One is tightening its grip around the tiger’s neck; the other is challenging Churchill’s dictum by attempting a delicate dismount.
Executing a dismount from a hungry tiger? It is a splendid image of what can become an impossibly fraught maneuver.
Later in the article Hartcher cites some of my comments on Burmese politics to explain how and why Burma is changing. One of my assessments is that Burma’s military leadership “came to the realisation that they could engineer a new compact among the country’s political elites, inviting Aung San Suu Kyi and her forces into some place of power while keeping overall control for themselves.” From everything I read, it appears the North Korean leadership is still a long way from any realisation of that sort.

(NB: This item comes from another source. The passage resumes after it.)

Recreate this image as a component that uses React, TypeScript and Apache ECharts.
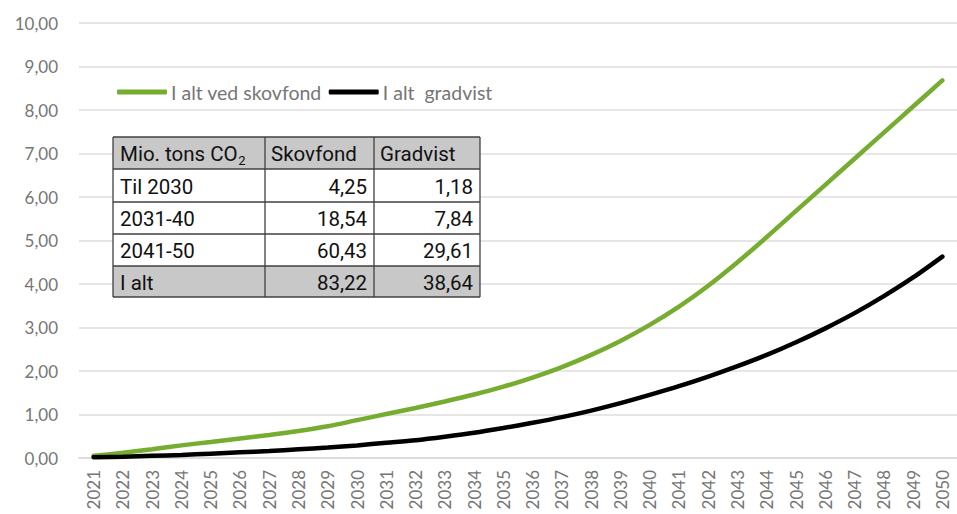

And for those in the mood for a trip down memory lane, the above image of North Korea-Burma cosiness is sourced from here.
It was the Godfather of the current outfit Ne Win who said seizing power and holding on to it was like pulling the tiger’s tail, you just didn’t dare let go, although he did go through the motions of letting go as the mismanagement crisis deepened, but only to renew his grip.
Here’s another instance where you just couldn’t repeat the same old trick in the 21st C., so needs must. They changed tack after two more decades and a half century of military dictatorship, as their crisis deepened, despite Russia, Japan, both Koreas as well as all the neighbours having been on side and doing a roaring trade with them.
It’s definitely an improvement over not just N Korea but their own mentor China. It’s about having your cake and eating it. It’s the Burmese Way to Glasnost & Perestroika. ‘Pluralism’ must be delivered.
There is everything to play for in and out of parliament. A reforming govt is at its most vulnerable as Alexis de Tocqueville once famously said. As for the opposition the Burmese expression goes, “a bold stroke seizes the throne, temerity misses the opportunity”.